Aslında bu söylediklerine baktığımızda Cerrah’ında tepkisizliğe kızdığını görüyoruz ama tepkisizliğin altından yatan sebepleri göremediği için ve bu göremeyişinden ötürü de gerçek dışı bir öneri de bulunması olayı benim açımdan incelenmesi gereken bir olay haline getirdi. Sanırım Cerrah polise kimlik sordukları için dayak yiyenleri, gözaltına alınanları unutmuş olmalı ama unutmakta da haklı. Hakların da açılmış ya da sonuçlanmış bir soruşturma yok ki bunların hepsi iddia niteliğinde:
“Cumhuriyet gazetesi stajyeri Alçınkaya, kendisine kimlik soran polislerin kimliğini görmek isteyince gözaltına alındı; polis otosunda ve karakolda dayak yedi.”
Ağustos 2005
“Kendisinden evrakını isteyen sivil kıyafetli baş komisere kimlik soran otobüs şoförünün başı derde girdi.

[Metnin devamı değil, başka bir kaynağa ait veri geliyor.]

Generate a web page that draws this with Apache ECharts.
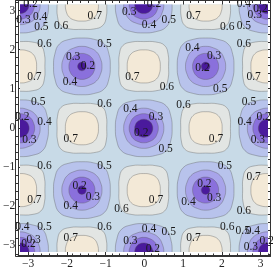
<!DOCTYPE html>
<html><head><meta charset="utf-8">
<style>html,body{margin:0;padding:0;background:#fff}#c{width:273px;height:270px}</style>
<script src="https://cdn.jsdelivr.net/npm/echarts@6/dist/echarts.min.js"></script>
</head><body><div id="c"></div>
<script>
// ---- data (data units) ----
const majorTicks = [-3,-2,-1,0,1,2,3];
const minorTicks = [-3.2,-2.8,-2.6,-2.4,-2.2,-1.8,-1.6,-1.4,-1.2,-0.8,-0.6,-0.4,-0.2,0.2,0.4,0.6,0.8,1.2,1.4,1.6,1.8,2.2,2.4,2.6,2.8,3.2];

const deepWellCenters = [[-3.14,3.14],[0,3.14],[3.14,3.14],[-3.14,0],[0,0],[3.14,0],[-3.14,-3.14],[0,-3.14],[3.14,-3.14]];
const shallowWellCenters = [[-1.57,1.57],[1.57,1.57],[-1.57,-1.57],[1.57,-1.57]];
const peakCenters = [[-1.57,3.14],[1.57,3.14],[-3.14,1.57],[0,1.57],[3.14,1.57],[-1.57,0],[1.57,0],[-3.14,-1.57],[0,-1.57],[3.14,-1.57],[-1.57,-3.14],[1.57,-3.14]];

// one quadrant of each contour around its centre
const well05 = [[0.72,0],[0.69,0.30],[0.57,0.57],[0.30,0.69],[0,0.72]];
const well04 = [[0.51,0],[0.47,0.20],[0.37,0.37],[0.20,0.47],[0,0.51]];
const shallow03 = [[0.33,0],[0.305,0.127],[0.235,0.235],[0.127,0.305],[0,0.33]];
const shallow02 = [[0.11,0],[0.10,0.042],[0.078,0.078],[0.042,0.10],[0,0.11]];
const deep03 = [[0.37,0],[0.34,0.14],[0.265,0.265],[0.14,0.34],[0,0.37]];
const deep02 = [[0.23,0],[0.212,0.088],[0.163,0.163],[0.088,0.212],[0,0.23]];
const peak06 = [[0.63,0],[0.62,0.30],[0.53,0.53],[0.30,0.62],[0,0.63]];
const peak07 = [[0.42,0],[0.40,0.17],[0.32,0.32],[0.17,0.40],[0,0.42]];

const contourLabels = [
['0.2',-2.94,3.16],['0.3',-3.12,2.76],['0.4',-2.69,2.83],['0.5',-2.66,2.58],['0.6',-2.15,2.60],['0.7',-1.28,2.86],['0.3',-0.39,2.96],
['0.6',-2.58,2.14],['0.5',-1.03,2.14],['0.3',-1.84,1.81],['0.2',-1.46,1.58],['0.7',-2.84,1.30],['0.4',-1.92,1.17],['0.7',-0.31,1.30],
['0.5',-2.74,0.66],['0.6',-1.03,0.61],['0.4',-0.36,0.48],['0.2',-3.15,0.28],['0.4',-2.58,0.15],
['0.2',0.25,3.16],['0.4',0.12,2.63],['0.5',0.63,2.76],['0.7',1.27,2.86],['0.6',2.14,2.58],['0.5',2.57,2.60],['0.4',2.57,3.16],['0.2',3.00,3.04],['0.3',2.85,2.88],
['0.6',2.57,2.14],['0.4',1.24,2.04],['0.3',1.80,1.84],['0.2',1.50,1.53],['0.7',2.82,1.30],['0.6',0.58,1.05],['0.5',1.96,0.99],['0.6',1.01,0.59],['0.5',2.70,0.66],
['0.3',0.30,0.28],['0.4',2.59,0.15],['0.2',3.08,0.28],['0.2',-0.08,-0.13],
['0.3',-2.97,-0.31],['0.7',-1.90,-0.28],['0.6',-2.58,-0.99],['0.5',-1.03,-0.99],['0.2',-1.67,-1.48],['0.3',-1.33,-1.76],['0.7',-2.84,-1.86],['0.4',-1.90,-1.99],['0.6',-0.59,-2.07],
['0.6',-1.03,-2.55],['0.4',-3.15,-2.55],['0.5',-2.58,-2.55],['0.7',-1.90,-2.81],['0.3',-2.86,-2.86],['0.2',-2.99,-2.98],['0.3',-0.36,-2.91],
['0.7',1.85,-0.28],['0.3',2.93,-0.31],['0.5',0.55,-0.54],['0.5',2.08,-0.99],['0.7',2.82,-1.25],['0.2',1.55,-1.45],['0.3',1.80,-1.79],['0.7',0.30,-1.84],['0.4',1.14,-1.91],['0.6',2.57,-2.12],
['0.4',0.12,-2.58],['0.5',0.63,-2.68],['0.6',2.14,-2.55],['0.5',2.54,-2.63],['0.4',2.80,-2.65],['0.7',1.27,-2.81],['0.3',2.75,-3.06],['0.2',0.22,-3.11],['0.2',3.16,-2.91]
];

// ---- drawing ----
const outlines = [well05,well04,shallow03,shallow02,deep03,deep02,peak06,peak07];
const fills = ['#b8c3ec','#a8a4ea','#8a70dc','#4a1a9c','#8a70dc','#4a1a9c','#e2e5e3','#f3e9d7'];
const items = [];
[0,1].forEach(k => deepWellCenters.concat(shallowWellCenters).forEach(c => items.push([c[0],c[1],k])));
[2,3].forEach(k => shallowWellCenters.forEach(c => items.push([c[0],c[1],k])));
[4,5].forEach(k => deepWellCenters.forEach(c => items.push([c[0],c[1],k])));
[6,7].forEach(k => peakCenters.forEach(c => items.push([c[0],c[1],k])));

function fullRing(q){
  const pts=[];
  q.slice(0,4).forEach(p=>pts.push([p[0],p[1]]));
  q.slice(0,4).forEach(p=>pts.push([-p[1],p[0]]));
  q.slice(0,4).forEach(p=>pts.push([-p[0],-p[1]]));
  q.slice(0,4).forEach(p=>pts.push([p[1],-p[0]]));
  return pts;
}
const FRAME = 3.2566, EDGE = Math.PI;
const serif = '"Liberation Serif","Times New Roman",serif';
const fmt = v => v<0 ? '\u2212'+Math.abs(v) : ''+v;

function hiddenAxis(gi,lim){return {type:'value',gridIndex:gi,min:-lim,max:lim,show:false};}
function tickAxis(pos,gi,vals,len,labels){
  return {type:'value',gridIndex:gi,position:pos,min:-FRAME,max:FRAME,
    axisLine:{show:true,onZero:false,lineStyle:{color:'#333',width:1}},
    axisTick:{show:true,inside:true,length:len,customValues:vals,lineStyle:{color:'#333',width:1}},
    axisLabel:{show:!!labels,customValues:vals,margin:3,fontFamily:serif,fontSize:11.5,color:'#222',formatter:fmt,hideOverlap:false,showMinLabel:true,showMaxLabel:true},
    splitLine:{show:false}};
}
const frameRect={left:15.7,right:2.5,top:0.5,bottom:14};
const option={
  animation:false,
  backgroundColor:'#fff',
  grid:[
    {left:20,top:4.5,width:247.5,height:247.5,show:true,backgroundColor:'#c8dae7',borderWidth:0},
    frameRect,frameRect
  ],
  xAxis:[hiddenAxis(0,EDGE),tickAxis('bottom',1,majorTicks,4.5,true),tickAxis('top',1,majorTicks,4.5,false),tickAxis('bottom',2,minorTicks,2.5,false),tickAxis('top',2,minorTicks,2.5,false)],
  yAxis:[hiddenAxis(0,EDGE),tickAxis('left',1,majorTicks,4.5,true),tickAxis('right',1,majorTicks,4.5,false),tickAxis('left',2,minorTicks,2.5,false),tickAxis('right',2,minorTicks,2.5,false)],
  series:[
    {type:'custom',xAxisIndex:0,yAxisIndex:0,clip:true,silent:true,coordinateSystem:'cartesian2d',data:items,z:2,
     renderItem(params,api){
       const cx=api.value(0),cy=api.value(1),k=api.value(2);
       const pts=fullRing(outlines[k]).map(p=>api.coord([cx+p[0],cy+p[1]]));
       return {type:'polygon',shape:{points:pts,smooth:0.45},style:{fill:fills[k],stroke:'rgba(90,90,90,0.5)',lineWidth:0.75}};
     }},
    {type:'custom',xAxisIndex:1,yAxisIndex:1,silent:true,coordinateSystem:'cartesian2d',z:5,
     data:contourLabels.map(r=>[r[1],r[2]]),
     renderItem(params,api){
       const r=contourLabels[params.dataIndex];
       const p=api.coord([r[1],r[2]]);
       return {type:'text',style:{text:r[0],x:p[0],y:p[1],align:'center',verticalAlign:'middle',font:'11.5px '+serif,fill:'#1a1a1a'}};
     }}
  ]
};
const chart=echarts.init(document.getElementById('c'),null,{renderer:'canvas'});
chart.setOption(option);
</script></body></html>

Baş komiser ve iki polis tarafından dövülen şoför hastanelik oldu.”
Radikal Nisan 2004
“Avukat Muammer Öz, Moda’da oturduğu sırada kimlik soran polislerce tartaklandı, burnu kırıldı.”
Sabah 29 Temmuz 2007
Bunlar ve bunlara benzer birçok iddianın bulunduğu ortamda yaşadığımız haksızlıklara karşı olması gerekene göre davranmamızın beklenemeyeceği gibi bizi tedirgin eden bu şeylere karşı susmamız da beklenemez. Bizi farklı yollardan kuşatan korkulara karşı sabır ve güç dolu günler dileğiyle.